Critics’ Picks

Hito Steyerl, Adornos’s Grey, 2012, single-channel HD video projection, four angled screens, wall plot, photographs, dimensions variable.

New York

Hito Steyerl

e-flux
311 East Broadway
October 4 - December 21

Visitors to Hito Steyerl’s latest exhibition are greeted by the heady smell of a brand new carpet, which has been laid across e-Flux as part of her installation Adorno’s Grey, 2012, one of three works on view. The other two works on view—the video November, 2004, and two-channel video Abstract, 2012—posit a dynamic, intertwining relationship between political violence and mediated representation.
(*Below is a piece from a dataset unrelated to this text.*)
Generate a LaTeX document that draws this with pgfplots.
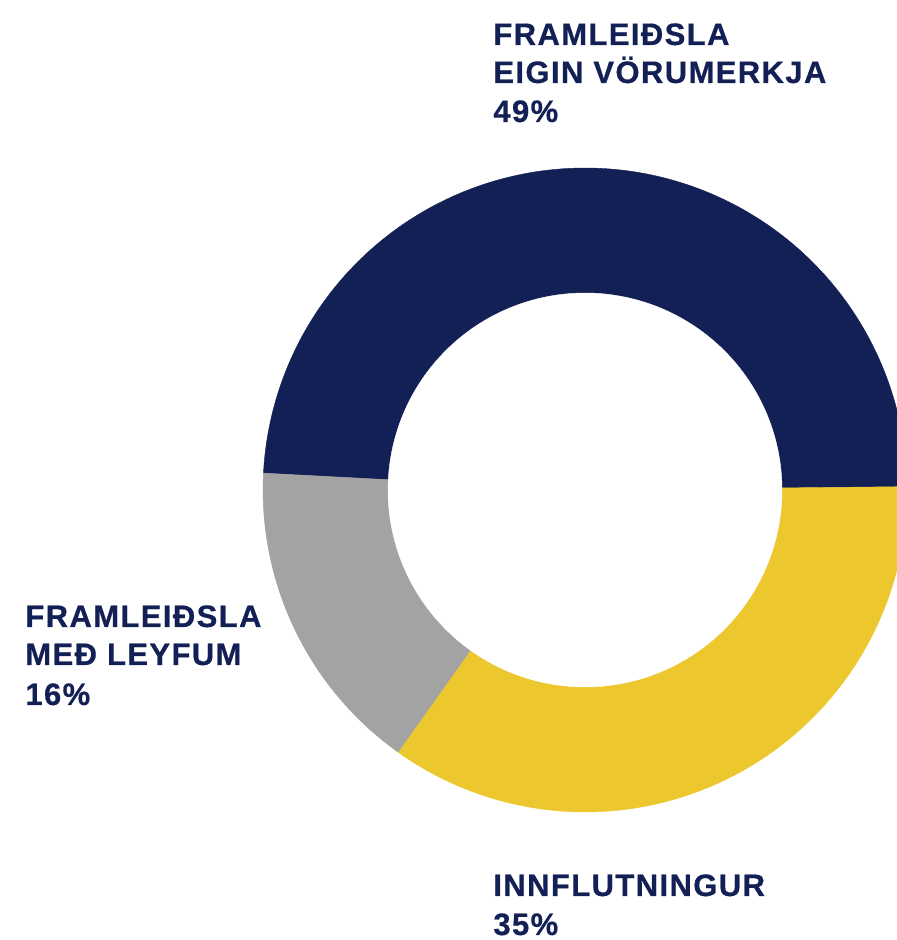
\documentclass[border=0pt]{standalone}
\usepackage{pgfplots}
\pgfplotsset{compat=1.18}
\usepackage{pgfplotstable}
\usetikzlibrary{calc}
\usepackage{fontspec}
\newfontfamily\lbl[LetterSpace=4.5, BoldFeatures={FakeBold=0.6}]{Liberation Sans}
\definecolor{navy}{RGB}{19,32,85}
\definecolor{gold}{RGB}{236,200,46}
\definecolor{midgray}{RGB}{163,163,163}

\pgfplotstableread{
label share
eigin 49
leyfum 16
innflutningur 35
}\shares

\begin{document}
\begin{tikzpicture}
\pgfplotstablegetelem{0}{share}\of\shares \pgfmathsetmacro{\sa}{\pgfplotsretval}
\pgfplotstablegetelem{1}{share}\of\shares \pgfmathsetmacro{\sb}{\pgfplotsretval}
\pgfplotstablegetelem{2}{share}\of\shares \pgfmathsetmacro{\sc}{\pgfplotsretval}
\pgfmathsetmacro{\aS}{0.6}
\pgfmathsetmacro{\aE}{\aS+3.6*\sa}
\pgfmathsetmacro{\bE}{\aE+3.6*\sb}
\pgfmathsetmacro{\cE}{\bE+3.6*\sc}
\begin{axis}[
  hide axis, scale only axis,
  x=0.5pt, y=0.5pt,
  xmin=0, xmax=897, ymin=0, ymax=940,
  clip=true,
]
\coordinate (bl) at (axis cs:0,0);
\coordinate (tr) at (axis cs:897,940);
\addplot[fill=navy, draw=navy, line width=0.2pt, domain=\aS:\aE, samples=150, variable=\t]
  ({585+322*cos(\t)},{450+322*sin(\t)}) -- (axis cs:585,450) -- cycle;
\addplot[fill=midgray, draw=midgray, line width=0.2pt, domain=\aE:\bE, samples=80, variable=\t]
  ({585+322*cos(\t)},{450+322*sin(\t)}) -- (axis cs:585,450) -- cycle;
\addplot[fill=gold, draw=gold, line width=0.2pt, domain=\bE:\cE, samples=120, variable=\t]
  ({585+322*cos(\t)},{450+322*sin(\t)}) -- (axis cs:585,450) -- cycle;
\addplot[fill=white, draw=white, line width=0.2pt, domain=0:360, samples=240, variable=\t]
  ({585+197*cos(\t)},{450+197*sin(\t)}) -- cycle;
\end{axis}
\begin{scope}[every node/.style={anchor=base west, inner sep=0pt, text=navy,
    font=\lbl\bfseries\fontsize{15.5pt}{18pt}\selectfont}]
\node at ($(bl)+(246.5pt,447.5pt)$) {FRAMLEIÐSLA};
\node at ($(bl)+(246.5pt,428.5pt)$) {EIGIN VÖRUMERKJA};
\node at ($(bl)+(246.5pt,409pt)$) {49\%};
\node at ($(bl)+(12.5pt,156.5pt)$) {FRAMLEIÐSLA};
\node at ($(bl)+(12.5pt,137.5pt)$) {MEÐ LEYFUM};
\node at ($(bl)+(12.5pt,117.5pt)$) {16\%};
\node at ($(bl)+(246.5pt,22pt)$) {INNFLUTNINGUR};
\node at ($(bl)+(246.5pt,2.5pt)$) {35\%};
\end{scope}
\pgfresetboundingbox
\useasboundingbox (bl) rectangle (tr);
\end{tikzpicture}
\end{document}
In Adorno’s Grey, a similar set of paired concepts is at stake: direct action and theory.

Along with the carpet, which is indeed gray, this installation comprises several photo panels, a single-channel video projected onto angled screens (also gray), and a (gray) wall text featuring a time line of milestones in student unrest as well as key moments in Theodor Adorno’s life. The photographs and video depict a lecture hall in which two conservators chip away at white paint and plaster. Adorno taught in this room, and he is said (though the tale may be apocryphal) to have had the hall painted in order to aid students’ concentration; one conservator explains that they are searching for his long-hidden layer of gre\ay paint. By transforming e-Flux from a white cube into an aromatically gray room, Steyerl reenacts Adorno’s gesture.

One of Adorno’s last lectures in this gray hall was disrupted when three female student activists approached the German philosopher with breasts bared. Here, Steyerl’s video seems to suggest a confrontation between irreconcilable positions: on one side, the professor with his belief in an autonomous space for theory; on the other, the student body with its embrace of messy direct action, even in the classroom. After setting out this opposition, Steyerl goes on to complicate it, suggesting that theory can itself be an instrument of direct action. The video concludes with an interview in which an activist, off-camera, explains his participation in Book Bloc, a tactical protest group whose members fend off riot police during demonstrations by wielding books as shields. The volume he carries? Adorno’s Negative Dialectics.